#### Data lines
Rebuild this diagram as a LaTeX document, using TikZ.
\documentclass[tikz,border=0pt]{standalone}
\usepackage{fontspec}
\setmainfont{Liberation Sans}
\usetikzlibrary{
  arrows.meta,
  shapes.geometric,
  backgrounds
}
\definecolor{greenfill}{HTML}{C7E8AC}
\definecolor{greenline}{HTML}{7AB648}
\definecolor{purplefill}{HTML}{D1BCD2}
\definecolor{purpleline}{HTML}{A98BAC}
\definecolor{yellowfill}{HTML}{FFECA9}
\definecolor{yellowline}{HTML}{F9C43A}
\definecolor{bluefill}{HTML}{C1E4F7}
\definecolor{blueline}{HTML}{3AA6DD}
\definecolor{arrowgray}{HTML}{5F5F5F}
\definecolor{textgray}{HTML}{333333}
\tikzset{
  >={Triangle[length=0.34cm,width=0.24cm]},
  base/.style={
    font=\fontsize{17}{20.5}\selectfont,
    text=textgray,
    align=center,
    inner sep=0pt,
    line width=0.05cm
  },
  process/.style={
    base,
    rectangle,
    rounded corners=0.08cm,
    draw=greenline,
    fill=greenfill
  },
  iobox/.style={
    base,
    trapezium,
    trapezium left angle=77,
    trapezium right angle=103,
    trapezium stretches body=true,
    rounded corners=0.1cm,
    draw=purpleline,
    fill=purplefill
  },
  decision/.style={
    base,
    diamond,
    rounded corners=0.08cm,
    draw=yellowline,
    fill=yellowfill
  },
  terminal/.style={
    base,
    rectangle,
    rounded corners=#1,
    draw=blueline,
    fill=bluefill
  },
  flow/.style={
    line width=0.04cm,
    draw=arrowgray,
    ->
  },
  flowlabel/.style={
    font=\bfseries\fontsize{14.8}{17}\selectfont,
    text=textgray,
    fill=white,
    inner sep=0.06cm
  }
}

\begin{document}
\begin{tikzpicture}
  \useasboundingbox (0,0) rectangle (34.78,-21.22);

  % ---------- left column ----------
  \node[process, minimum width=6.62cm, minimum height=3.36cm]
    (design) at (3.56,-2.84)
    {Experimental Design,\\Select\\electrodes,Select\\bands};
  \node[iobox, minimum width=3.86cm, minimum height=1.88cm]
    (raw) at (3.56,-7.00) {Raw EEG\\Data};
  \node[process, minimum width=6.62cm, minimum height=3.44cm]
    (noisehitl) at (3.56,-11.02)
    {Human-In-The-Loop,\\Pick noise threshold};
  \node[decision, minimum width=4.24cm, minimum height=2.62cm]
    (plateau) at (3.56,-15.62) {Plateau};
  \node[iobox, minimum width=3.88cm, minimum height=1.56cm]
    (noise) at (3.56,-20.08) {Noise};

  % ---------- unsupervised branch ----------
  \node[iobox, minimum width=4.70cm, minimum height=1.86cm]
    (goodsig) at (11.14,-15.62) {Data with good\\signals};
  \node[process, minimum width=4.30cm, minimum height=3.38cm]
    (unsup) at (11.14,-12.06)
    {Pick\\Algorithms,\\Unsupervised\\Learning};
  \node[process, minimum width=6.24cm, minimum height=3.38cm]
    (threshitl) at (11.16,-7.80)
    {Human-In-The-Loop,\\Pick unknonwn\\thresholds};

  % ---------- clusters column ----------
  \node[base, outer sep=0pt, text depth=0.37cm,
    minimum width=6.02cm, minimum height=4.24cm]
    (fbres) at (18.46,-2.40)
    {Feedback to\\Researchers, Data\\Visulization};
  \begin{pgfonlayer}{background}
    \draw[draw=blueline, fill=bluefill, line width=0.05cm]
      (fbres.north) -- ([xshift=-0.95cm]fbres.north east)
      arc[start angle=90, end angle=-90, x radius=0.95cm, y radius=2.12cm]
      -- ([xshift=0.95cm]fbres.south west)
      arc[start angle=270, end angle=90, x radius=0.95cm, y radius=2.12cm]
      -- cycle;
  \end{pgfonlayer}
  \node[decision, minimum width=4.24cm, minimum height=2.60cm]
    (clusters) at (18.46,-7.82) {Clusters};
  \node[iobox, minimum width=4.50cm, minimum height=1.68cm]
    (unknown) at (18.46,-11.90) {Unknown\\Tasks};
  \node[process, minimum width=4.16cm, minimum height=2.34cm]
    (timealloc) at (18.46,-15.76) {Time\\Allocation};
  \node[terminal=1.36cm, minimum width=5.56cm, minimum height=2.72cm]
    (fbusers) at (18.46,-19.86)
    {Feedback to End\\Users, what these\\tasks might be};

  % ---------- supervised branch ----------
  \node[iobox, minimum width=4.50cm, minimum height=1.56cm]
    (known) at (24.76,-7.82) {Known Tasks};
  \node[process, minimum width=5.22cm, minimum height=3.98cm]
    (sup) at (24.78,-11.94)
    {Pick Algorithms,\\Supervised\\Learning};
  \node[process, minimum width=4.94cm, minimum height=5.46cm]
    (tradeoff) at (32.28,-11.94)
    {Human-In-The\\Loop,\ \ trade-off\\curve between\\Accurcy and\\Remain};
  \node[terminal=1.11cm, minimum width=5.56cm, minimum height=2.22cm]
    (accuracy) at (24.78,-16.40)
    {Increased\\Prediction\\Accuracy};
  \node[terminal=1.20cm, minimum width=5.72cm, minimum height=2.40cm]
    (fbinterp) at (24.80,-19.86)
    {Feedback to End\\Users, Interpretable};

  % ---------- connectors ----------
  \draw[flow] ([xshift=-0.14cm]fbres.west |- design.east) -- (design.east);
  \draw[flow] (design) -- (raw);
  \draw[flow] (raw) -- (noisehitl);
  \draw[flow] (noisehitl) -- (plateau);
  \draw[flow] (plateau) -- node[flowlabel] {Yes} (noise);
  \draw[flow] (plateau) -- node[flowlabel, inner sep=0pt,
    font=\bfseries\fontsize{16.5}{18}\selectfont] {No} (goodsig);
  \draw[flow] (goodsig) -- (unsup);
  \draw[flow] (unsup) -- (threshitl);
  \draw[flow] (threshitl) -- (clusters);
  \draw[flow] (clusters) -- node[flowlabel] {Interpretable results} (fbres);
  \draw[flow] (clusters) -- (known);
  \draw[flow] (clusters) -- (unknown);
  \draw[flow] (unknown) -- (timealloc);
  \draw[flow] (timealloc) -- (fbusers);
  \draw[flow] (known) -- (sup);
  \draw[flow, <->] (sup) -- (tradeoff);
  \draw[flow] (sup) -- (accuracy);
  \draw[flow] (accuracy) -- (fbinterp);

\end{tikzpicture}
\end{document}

#### Given problem
Return exactly the leading lines of the listing, stopping after the line in which "(0,0) rectangle (34.78,-21.22);" occurs.

#### Answer to the exercise
Rebuild this diagram as a LaTeX document, using TikZ.
\documentclass[tikz,border=0pt]{standalone}
\usepackage{fontspec}
\setmainfont{Liberation Sans}
\usetikzlibrary{
  arrows.meta,
  shapes.geometric,
  backgrounds
}
\definecolor{greenfill}{HTML}{C7E8AC}
\definecolor{greenline}{HTML}{7AB648}
\definecolor{purplefill}{HTML}{D1BCD2}
\definecolor{purpleline}{HTML}{A98BAC}
\definecolor{yellowfill}{HTML}{FFECA9}
\definecolor{yellowline}{HTML}{F9C43A}
\definecolor{bluefill}{HTML}{C1E4F7}
\definecolor{blueline}{HTML}{3AA6DD}
\definecolor{arrowgray}{HTML}{5F5F5F}
\definecolor{textgray}{HTML}{333333}
\tikzset{
  >={Triangle[length=0.34cm,width=0.24cm]},
  base/.style={
    font=\fontsize{17}{20.5}\selectfont,
    text=textgray,
    align=center,
    inner sep=0pt,
    line width=0.05cm
  },
  process/.style={
    base,
    rectangle,
    rounded corners=0.08cm,
    draw=greenline,
    fill=greenfill
  },
  iobox/.style={
    base,
    trapezium,
    trapezium left angle=77,
    trapezium right angle=103,
    trapezium stretches body=true,
    rounded corners=0.1cm,
    draw=purpleline,
    fill=purplefill
  },
  decision/.style={
    base,
    diamond,
    rounded corners=0.08cm,
    draw=yellowline,
    fill=yellowfill
  },
  terminal/.style={
    base,
    rectangle,
    rounded corners=#1,
    draw=blueline,
    fill=bluefill
  },
  flow/.style={
    line width=0.04cm,
    draw=arrowgray,
    ->
  },
  flowlabel/.style={
    font=\bfseries\fontsize{14.8}{17}\selectfont,
    text=textgray,
    fill=white,
    inner sep=0.06cm
  }
}

\begin{document}
\begin{tikzpicture}
  \useasboundingbox (0,0) rectangle (34.78,-21.22);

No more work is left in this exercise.